Worry about what YOU need to be doing…

Ok, so… this post is going to be extremely petty. To the max petty. But I get so annoyed when I’m told by publications (most notably Buzzfeed) what I “need” to be doing or “should” be doing. For example:

“Three Courses You Need to Take to Monetize Your Blog.”

“40 Restaurants You Should Be Spending Your Hard Earned Money On.”

“678 Reasons Why You Need to Worship Satan.”

Ok, I’ve never seen that last one before. I’m also not here to judge if that one spoke to you.

But seriously… relax, Internet. The sense of urgency in these titles get under my skin as well as I just simply don’t like being told what to do. On some level, I feel a sense of constant anxiety behind the underlying feelings of inadequacy based on the fact that I’m not doing what I should be doing at the present time.

The constant desire of life improvement is prevalent in today’s society. We all just want to get better, do better, and be better. But the insistent reminders of the things and activities that I’m not currently participating in that society and the media says I ought to gets to be overwhelming.

The creators of these articles and headlines need to mind their GD business. A simple suggestion is cute and all but remove the overzealousness from your title – I don’t need it.

I’m sure that may have seemed like a reach for some but if we aren’t reaching, we aren’t achieving, amiright? Plus, I warned you… I’m petty.

For Those of You That Say Queen “Bae”

I’m so tired of y’all calling my fave Queen Bae. Who is that?

I have a special hatred in my heart for those who pronounce Queen/King Bey as Queen “Bae”.

Or the BeyHive as the “Bae”-Hive.

Or even using “Bay-Z” as a conjoined name when she is referred to alongside her husband in the media.

Who the hell is “Bae”-yoncé?

When have you ever heard Beyoncé’s name pronounced as “Bae”-yoncé?

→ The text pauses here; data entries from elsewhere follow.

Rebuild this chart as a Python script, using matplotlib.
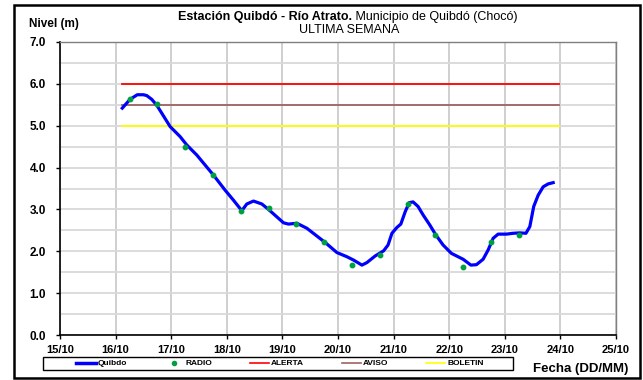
import numpy as np
import matplotlib
matplotlib.use("Agg")
import matplotlib.pyplot as plt
from matplotlib.lines import Line2D
from matplotlib.patches import Rectangle

plt.rcParams['font.family'] = ['Liberation Sans', 'DejaVu Sans']

# nivel horario estacion Quibdo (dia del mes de octubre, metros)
dias_nivel = [16.12, 16.26, 16.39, 16.50, 16.56, 16.65, 16.74, 16.83, 16.98,
              17.16, 17.28, 17.46, 17.61, 17.76, 17.97, 18.12, 18.27, 18.36,
              18.48, 18.63, 18.75, 19.02, 19.11, 19.26, 19.44, 19.77, 19.98,
              20.16, 20.28, 20.43, 20.52, 20.67, 20.82, 20.90, 20.97, 21.06,
              21.13, 21.21, 21.28, 21.35, 21.44, 21.53, 21.65, 21.76, 21.89,
              22.04, 22.25, 22.39, 22.49, 22.61, 22.70, 22.79, 22.88, 23.03,
              23.15, 23.27, 23.38, 23.45, 23.52, 23.60, 23.69, 23.78, 23.87]
nivel = [5.42, 5.63, 5.74, 5.74, 5.72, 5.63, 5.49, 5.30, 4.98,
         4.74, 4.54, 4.30, 4.06, 3.82, 3.46, 3.22, 2.97, 3.13,
         3.20, 3.13, 3.00, 2.68, 2.65, 2.67, 2.55, 2.21, 1.97,
         1.87, 1.79, 1.67, 1.73, 1.89, 2.01, 2.15, 2.43, 2.57,
         2.65, 2.95, 3.16, 3.18, 3.07, 2.87, 2.63, 2.39, 2.15,
         1.95, 1.81, 1.67, 1.68, 1.81, 2.03, 2.31, 2.41, 2.41,
         2.43, 2.44, 2.43, 2.59, 3.07, 3.34, 3.54, 3.61, 3.64]

# lecturas por radio (6am y 6pm)
dias_radio = [16.25, 16.75, 17.25, 17.75, 18.25, 18.75, 19.25, 19.75,
              20.25, 20.75, 21.25, 21.75, 22.25, 22.75, 23.25]
nivel_radio = [5.63, 5.51, 4.48, 3.82, 2.96, 3.03, 2.66, 2.21,
               1.68, 1.91, 3.14, 2.39, 1.63, 2.21, 2.39]

# umbrales
umbral_nombres = ['ALERTA', 'AVISO', 'BOLETIN']
umbral_valores = [6.0, 5.5, 5.0]
umbral_colores = ['#ff0000', '#a06262', '#ffff00']
umbral_inicio = 16.12
umbral_fin = 23.97

dias_eje = list(range(15, 26))
etiquetas_eje = ['%d/10' % d for d in dias_eje]

W, H = 643, 380


def fx(x):
    return x / W


def fy(y):
    return 1 - y / H


fig = plt.figure(figsize=(W / 100, H / 100), dpi=100)
ax = fig.add_axes([fx(60), fy(335), fx(616) - fx(60), fy(42) - fy(335)])

ax.set_xlim(15, 25)
ax.set_ylim(0, 7)
ax.set_xticks(dias_eje)
ax.set_xticklabels(etiquetas_eje)
ax.set_yticks(np.arange(0, 7.1, 1.0))
ax.set_yticklabels(['%.1f' % v for v in np.arange(0, 7.1, 1.0)])
ax.set_yticks(np.arange(0.5, 7, 1.0), minor=True)
ax.tick_params(axis='both', which='major', direction='out', length=3,
               width=1, labelsize=8)
ax.tick_params(axis='y', which='major', labelsize=8.5)
ax.tick_params(axis='y', which='minor', length=0)
ax.tick_params(axis='y', pad=7)
ax.tick_params(axis='x', pad=4)
for lab in ax.get_xticklabels() + ax.get_yticklabels():
    lab.set_fontweight('bold')

ax.grid(True, which='both', axis='y', color='#d9d9d9', lw=1.3, zorder=0)
ax.grid(True, which='major', axis='x', color='#cccccc', lw=1.3, zorder=0)
ax.set_axisbelow(True)

for s in ['left', 'bottom']:
    ax.spines[s].set_color('black')
    ax.spines[s].set_linewidth(1.2)
for s in ['top', 'right']:
    ax.spines[s].set_color('#7f7f7f')
    ax.spines[s].set_linewidth(1.0)

for val, col in zip(umbral_valores, umbral_colores):
    ax.plot([umbral_inicio, umbral_fin], [val, val], color=col, lw=1.3, zorder=2)

ax.plot(dias_nivel, nivel, color='#0000ff', lw=2.3, zorder=3)
ax.plot(dias_radio, nivel_radio, ls='none', marker='o', ms=3.2,
        color='#00a040', zorder=4)

# titulos: parte en negrita y parte normal en la misma linea
fig.text(fx(352), fy(17), 'Estación Quibdó - Río Atrato.', ha='right',
         va='center', fontsize=9, fontweight='bold')
fig.text(fx(352), fy(17), ' Municipio de Quibdó (Chocó)', ha='left',
         va='center', fontsize=9)
fig.text(fx(349), fy(30), 'ULTIMA SEMANA', ha='center', va='center',
         fontsize=9)
fig.text(fx(29), fy(24), 'Nivel (m)', ha='left', va='center',
         fontsize=8.5, fontweight='bold')
fig.text(fx(628), fy(369), 'Fecha (DD/MM)', ha='right', va='center',
         fontsize=9.5, fontweight='bold')

# leyenda
handles = [Line2D([], [], color='#0000ff', lw=2.5),
           Line2D([], [], ls='none', marker='o', ms=3, color='#00a040')]
handles += [Line2D([], [], color=c, lw=1.2) for c in umbral_colores]
labels = ['Quibdo', 'RADIO'] + umbral_nombres
leg = fig.legend(handles, labels, ncol=5, loc='center',
                 bbox_to_anchor=(fx(280), fy(363.5)), frameon=False,
                 prop={'size': 6, 'weight': 'bold'}, handlelength=2.3,
                 handletextpad=0.25, columnspacing=4.5, borderpad=0.1)
fig.patches.append(Rectangle((fx(43), fy(370)), fx(513) - fx(43),
                             fy(357) - fy(370), transform=fig.transFigure,
                             fill=False, edgecolor='black', lw=1.0))

# marco exterior
fig.patches.append(Rectangle((fx(14), fy(378)), fx(640) - fx(14),
                             fy(5) - fy(378), transform=fig.transFigure,
                             fill=False, edgecolor='black', lw=1.8))

fig.savefig('out.png', dpi=100)
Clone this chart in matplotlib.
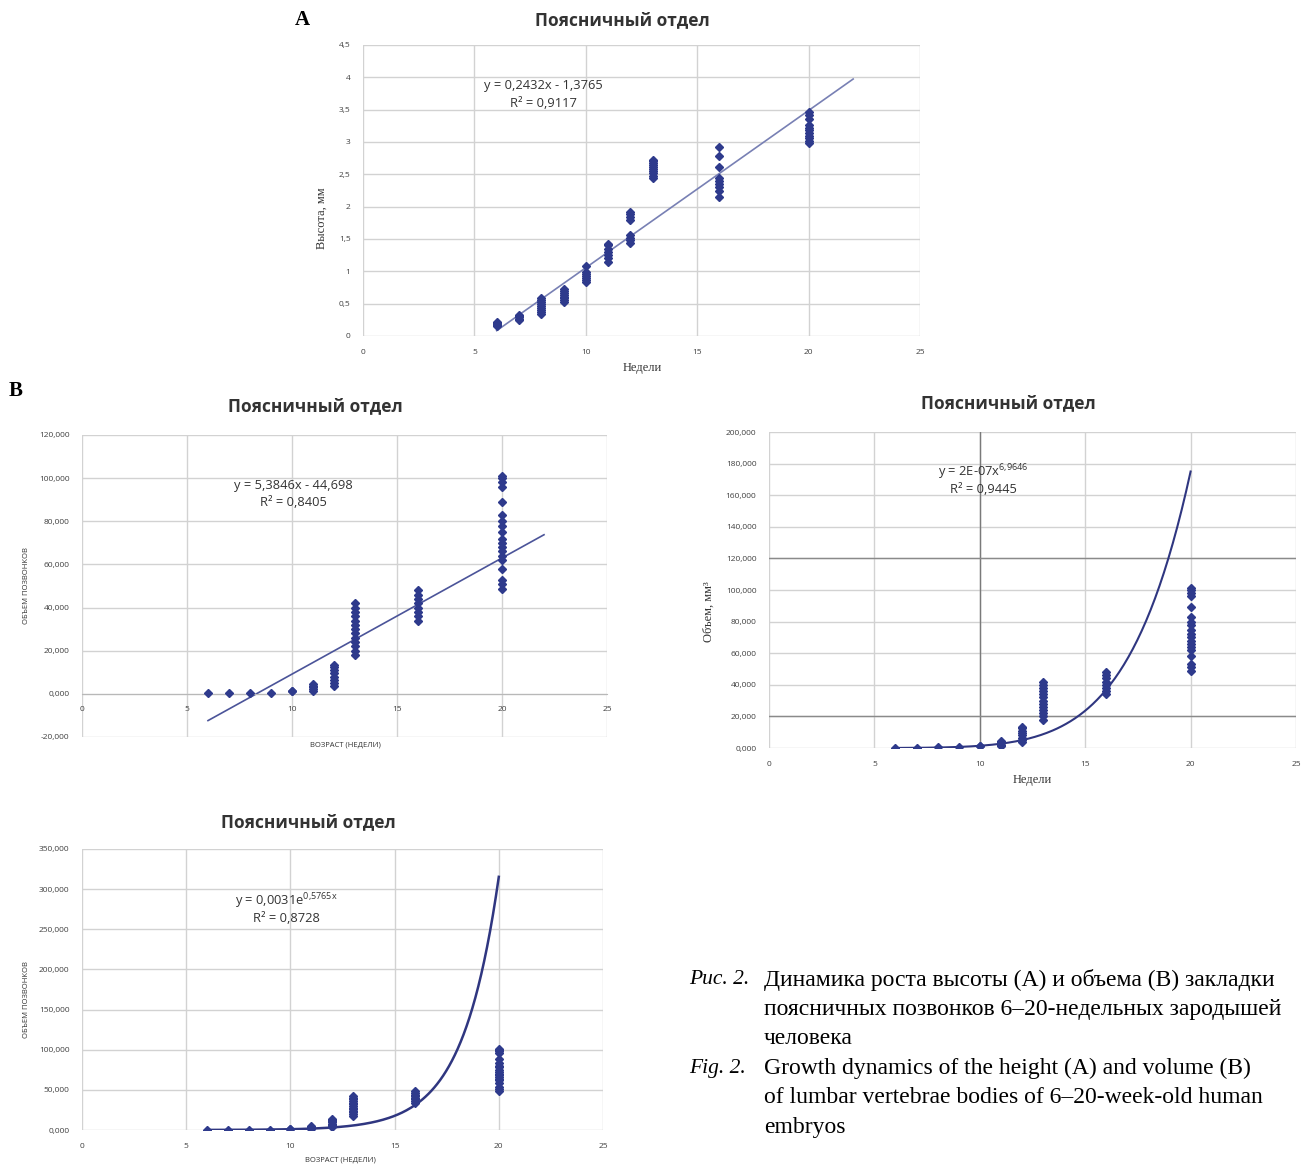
import numpy as np
import matplotlib
matplotlib.use("Agg")
import matplotlib.pyplot as plt

plt.rcParams['font.family'] = ['Open Sans', 'DejaVu Sans']

W, H = 1312, 1166

# --- data ---
weeks = [6, 7, 8, 9, 10, 11, 12, 13, 16, 20]

# heights, mm (panel A)
height = {
    6: [0.15, 0.17, 0.19, 0.20, 0.22],
    7: [0.25, 0.27, 0.29, 0.31, 0.32],
    8: [0.34, 0.37, 0.40, 0.43, 0.46, 0.49, 0.52, 0.55, 0.58],
    9: [0.52, 0.55, 0.58, 0.61, 0.64, 0.67, 0.70, 0.72],
    10: [0.84, 0.87, 0.90, 0.93, 0.96, 0.99, 1.09],
    11: [1.15, 1.20, 1.25, 1.30, 1.35, 1.40, 1.43],
    12: [1.44, 1.48, 1.52, 1.56, 1.80, 1.84, 1.88, 1.92],
    13: [2.45, 2.48, 2.52, 2.55, 2.58, 2.61, 2.64, 2.67, 2.70, 2.72],
    16: [2.15, 2.25, 2.30, 2.35, 2.40, 2.45, 2.62, 2.78, 2.92],
    20: [2.98, 3.02, 3.06, 3.10, 3.14, 3.18, 3.22, 3.26, 3.35, 3.42, 3.46],
}

# volumes (panels B)
volume = {
    6: [0.2],
    7: [0.3],
    8: [0.5],
    9: [0.6],
    10: [1.2, 1.5],
    11: [1.5, 2.2, 3.0, 3.8, 4.5],
    12: [3.5, 5.0, 6.5, 8.0, 9.5, 11.0, 12.5, 13.5],
    13: [18, 20, 22, 24, 26, 28, 30, 32, 34, 36, 38, 40, 42],
    16: [34, 36, 38, 40, 42, 44, 46, 48],
    20: [48.5, 51, 53, 58, 62, 64, 66, 68, 70, 72, 75, 78, 80, 83, 89, 96, 98, 100, 101],
}

# trendlines as printed on the charts
lin_a = (0.2432, -1.3765)
lin_b = (5.3846, -44.698)
pow_b = (1.52e-7, 6.9646)   # shown as 2E-07 x^6,9646
exp_b = (0.0031, 0.5765)

eq_a = ["y = 0,2432x - 1,3765", "R² = 0,9117"]
eq_lin = ["y = 5,3846x - 44,698", "R² = 0,8405"]
eq_pow = [r"y = 2E-07x$^{\mathregular{6{,}9646}}$", "R² = 0,9445"]
eq_exp = [r"y = 0,0031e$^{\mathregular{0{,}5765x}}$", "R² = 0,8728"]

title = "Поясничный отдел"

caption_ru = ["Динамика роста высоты (А) и объема (В) закладки",
              "поясничных позвонков 6–20-недельных зародышей",
              "человека"]
caption_en = ["Growth dynamics of the height (A) and volume (B)",
              "of lumbar vertebrae bodies of 6–20-week-old human",
              "embryos"]

DOT = '#2E3A8C'
GRID = '#D2D2D2'
TICK = '#404040'
EQ = 9.3
TFS = 12.5


def flat(d):
    xs, ys = [], []
    for w in weeks:
        xs += [w] * len(d[w])
        ys += d[w]
    return np.array(xs), np.array(ys)


def rect(l, t, r, b):
    return [l / W, 1 - b / H, (r - l) / W, (b - t) / H]


def comma(v, nd):
    return f"{v:.{nd}f}".replace('.', ',')


def base_axes(ax, ymin, ymax, ystep, ylabfmt):
    ax.set_xlim(0, 25)
    ax.set_ylim(ymin, ymax)
    ax.set_xticks(range(0, 26, 5))
    yt = np.arange(ymin, ymax + ystep / 2, ystep)
    ax.set_yticks(yt)
    ax.set_yticklabels([ylabfmt(v) for v in yt])
    ax.grid(True, color=GRID, lw=1)
    ax.set_axisbelow(True)
    for s in ax.spines.values():
        s.set_visible(False)
    ax.tick_params(length=0, labelsize=6, colors=TICK, pad=9)


def equation(ax, x, y1, y2, lines):
    ax.text(x, y1, lines[0], ha='center', va='center', fontsize=EQ, color='#333333')
    ax.text(x, y2, lines[1], ha='center', va='center', fontsize=EQ, color='#333333')


fig = plt.figure(figsize=(W / 100, H / 100), dpi=100)

# ---------------- panel A ----------------
ax = fig.add_axes(rect(363, 45, 920, 336))
base_axes(ax, 0, 4.5, 0.5, lambda v: comma(v, 1).replace(',0', '') if v == int(v) else comma(v, 1))
x, y = flat(height)
xl = np.array([6, 22])
ax.plot(xl, lin_a[0] * xl + lin_a[1], color='#7880B4', lw=1.2, zorder=2)
ax.plot(x, y, 'D', ms=4.5, color=DOT, zorder=3)
equation(ax, 8.08, 3.87, 3.59, eq_a)
fig.text(622 / W, 1 - 20 / H, title, ha='center', va='center', fontsize=TFS, weight='bold', color='#333333')
fig.text(302 / W, 1 - 20 / H, "A", ha='center', va='center', fontsize=15, weight='bold', family='Liberation Serif')
fig.text(322 / W, 1 - 218 / H, "Высота, мм", rotation=90, ha='center', va='center', fontsize=9,
         family='Liberation Serif', color='#333333')
fig.text(642 / W, 1 - 368 / H, "Недели", ha='center', va='center', fontsize=9,
         family='Liberation Serif', color='#333333')

# ---------------- panel B, linear ----------------
ax = fig.add_axes(rect(82, 435, 607, 737))
base_axes(ax, -20, 120, 20, lambda v: comma(v, 3))
ax.spines['bottom'].set_visible(True)
ax.spines['bottom'].set_position(('data', 0))
ax.spines['bottom'].set_color('#B8B8B8')
x, y = flat(volume)
ax.plot(xl, lin_b[0] * xl + lin_b[1], color='#4B5499', lw=1.2, zorder=2)
ax.plot(x, y, 'D', ms=4.5, color=DOT, zorder=3)
equation(ax, 10.05, 96.4, 88.5, eq_lin)
fig.text(315 / W, 1 - 406 / H, title, ha='center', va='center', fontsize=TFS, weight='bold', color='#333333')
fig.text(16 / W, 1 - 391 / H, "B", ha='center', va='center', fontsize=15, weight='bold', family='Liberation Serif')
fig.text(27 / W, 1 - 586 / H, "ОБЪЕМ ПОЗВОНКОВ", rotation=90, ha='center', va='center', fontsize=5.5,
         color='#333333')
fig.text(345 / W, 1 - 745 / H, "ВОЗРАСТ (НЕДЕЛИ)", ha='center', va='center', fontsize=5.5, color='#333333')

# ---------------- panel B, power ----------------
ax = fig.add_axes(rect(769, 432, 1296, 748))
base_axes(ax, 0, 200, 20, lambda v: comma(v, 3))
ax.axvline(10, color='#7A7A7A', lw=1, zorder=1)
ax.axhline(120, color='#8A8A8A', lw=1, zorder=1)
ax.axhline(20, color='#8A8A8A', lw=1, zorder=1)
xc = np.linspace(6, 20, 200)
ax.plot(xc, pow_b[0] * xc ** pow_b[1], color='#2F3680', lw=1.5, zorder=2)
ax.plot(x, y, 'D', ms=4.5, color=DOT, zorder=3)
equation(ax, 10.15, 174.7, 163.9, eq_pow)
fig.text(1008 / W, 1 - 403 / H, title, ha='center', va='center', fontsize=TFS, weight='bold', color='#333333')
fig.text(709 / W, 1 - 612 / H, "Объем, мм³", rotation=90, ha='center', va='center', fontsize=9,
         family='Liberation Serif', color='#333333')
fig.text(1032 / W, 1 - 780 / H, "Недели", ha='center', va='center', fontsize=9,
         family='Liberation Serif', color='#333333')

# ---------------- panel B, exponential ----------------
ax = fig.add_axes(rect(82, 849, 603, 1130))
base_axes(ax, 0, 350, 50, lambda v: comma(v, 3))
ax.plot(xc, exp_b[0] * np.exp(exp_b[1] * xc), color='#2F3680', lw=1.8, zorder=2)
ax.plot(x, y, 'D', ms=4.5, color=DOT, zorder=3)
equation(ax, 9.79, 285, 264, eq_exp)
fig.text(308 / W, 1 - 822 / H, title, ha='center', va='center', fontsize=TFS, weight='bold', color='#333333')
fig.text(27 / W, 1 - 1000 / H, "ОБЪЕМ ПОЗВОНКОВ", rotation=90, ha='center', va='center', fontsize=5.5,
         color='#333333')
fig.text(340 / W, 1 - 1160 / H, "ВОЗРАСТ (НЕДЕЛИ)", ha='center', va='center', fontsize=5.5, color='#333333')

# ---------------- caption ----------------
serif = 'Liberation Serif'
CFS = 17
fig.text(689 / W, 1 - 980 / H, "Рис. 2.", ha='left', va='center', fontsize=15.5, style='italic', family=serif)
for i, line in enumerate(caption_ru):
    fig.text(764 / W, 1 - (980 + 29.5 * i) / H, line, ha='left', va='center', fontsize=CFS, family=serif)
fig.text(689 / W, 1 - 1068 / H, "Fig. 2.", ha='left', va='center', fontsize=15.5, style='italic', family=serif)
for i, line in enumerate(caption_en):
    fig.text(764 / W, 1 - (1068 + 29.5 * i) / H, line, ha='left', va='center', fontsize=CFS, family=serif)

fig.savefig("out.png", dpi=100)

For those of you that pronounce it as “BAE”, what is wrong with you? Seriously, what is your problem? Your parents didn’t birth you to grow up and refer to our Queen as “Bae”-yoncé; the name her momma did not give her.

For all of you “Bae”-Hive truthers, you need to get right with your ministry and stop disrespecting American royalty. Because, once again, who in the hell is “Bae”-yoncé.

DISCLAIMER: I’m half-joking. I actually mean a lot of what I said. So it’s kind of a joke, but like, stop calling her that. I still love you regardless.